== EXERCISE GOAL ==
Check each line for the string "matplotlib", then give only how many lines have it.
========
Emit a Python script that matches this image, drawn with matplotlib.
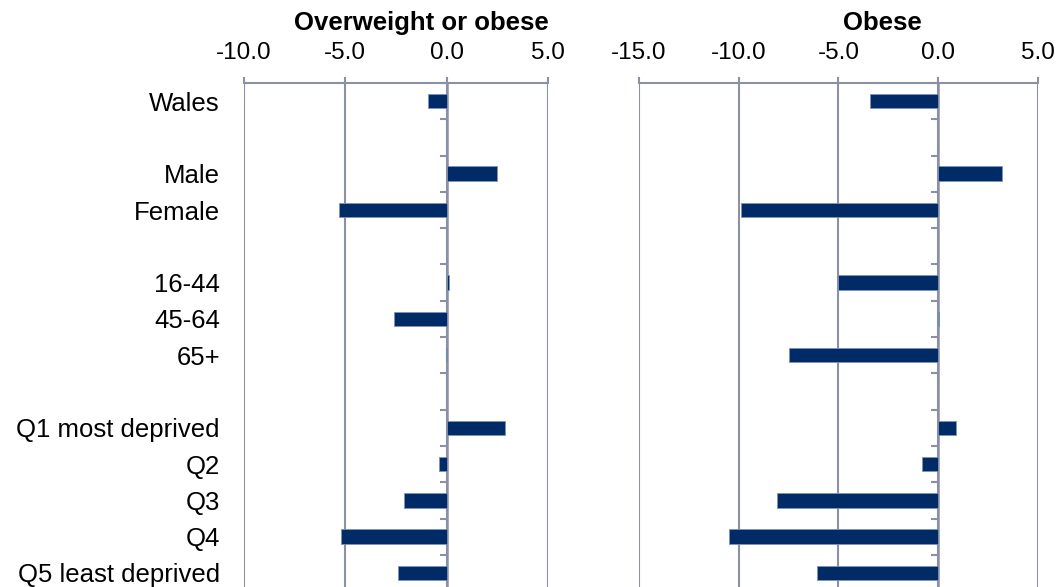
import numpy as np
import matplotlib
matplotlib.use("Agg")
import matplotlib.pyplot as plt
import matplotlib.transforms as mtransforms

# Change in prevalence (percentage points), blank rows separate the groups
categories = ["Wales", "", "Male", "Female", "", "16-44", "45-64", "65+", "",
              "Q1 most deprived", "Q2", "Q3", "Q4", "Q5 least deprived"]
overweight_obese = [-0.9, np.nan, 2.5, -5.3, np.nan, 0.1, -2.6, -0.05, np.nan,
                    2.9, -0.4, -2.1, -5.2, -2.4]
obese = [-3.4, np.nan, 3.2, -9.9, np.nan, -5.0, 0.05, -7.5, np.nan,
         0.9, -0.8, -8.1, -10.5, -6.1]

panel_titles = ["Overweight or obese", "Obese"]
x_limits = [(-10, 5), (-15, 5)]
x_ticks = [[-10, -5, 0, 5], [-15, -10, -5, 0, 5]]

bar_color = "#002b66"
line_color = "#8c90a6"
plt.rcParams["font.family"] = ["Liberation Sans", "DejaVu Sans"]

fig = plt.figure(figsize=(10.6, 5.87), dpi=100)
ax1 = fig.add_axes([0.2302, -0.007, 0.2868, 0.8656])
ax2 = fig.add_axes([0.6028, -0.007, 0.3764, 0.8656])
title_x = [0.585, 0.609]

ypos = np.arange(len(categories))
for i, (ax, vals) in enumerate(zip([ax1, ax2], [overweight_obese, obese])):
    ax.barh(ypos, vals, height=0.4, color=bar_color, edgecolor="#7f93b8",
            linewidth=0.6, zorder=3)
    ax.set_xlim(*x_limits[i])
    ax.set_ylim(len(categories) - 0.5, -0.5)
    ax.set_xticks(x_ticks[i])
    ax.set_xticklabels([f"{t:.1f}" for t in x_ticks[i]], fontsize=17.5)
    ax.xaxis.tick_top()
    ax.tick_params(axis="x", direction="out", length=4.5, width=1.5,
                   color=line_color, pad=9)
    for t in x_ticks[i]:
        ax.axvline(t, color=line_color, linewidth=1.5, zorder=1)
    for side in ["right", "bottom"]:
        ax.spines[side].set_visible(False)
    ax.spines["top"].set_color(line_color)
    ax.spines["top"].set_linewidth(1.5)
    ax.spines["left"].set_position(("data", 0))
    ax.spines["left"].set_color(line_color)
    ax.spines["left"].set_linewidth(1.8)
    ax.spines["left"].set_zorder(2)
    ax.set_yticks(np.arange(len(categories) + 1) - 0.5)
    ax.set_yticklabels([])
    ax.tick_params(axis="y", direction="out", length=5, width=1.5,
                   color=line_color)
    ax.text(title_x[i], 1.104, panel_titles[i], transform=ax.transAxes,
            ha="center", va="baseline", fontsize=18.5, fontweight="bold")

trans = mtransforms.blended_transform_factory(ax1.transAxes, ax1.transData)
for y, name in zip(ypos, categories):
    if name:
        ax1.text(-0.079, y, name, transform=trans, ha="right",
                 va="center_baseline", fontsize=18.5)

fig.savefig("out.png", dpi=100)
========
== WORKED SOLUTION ==
5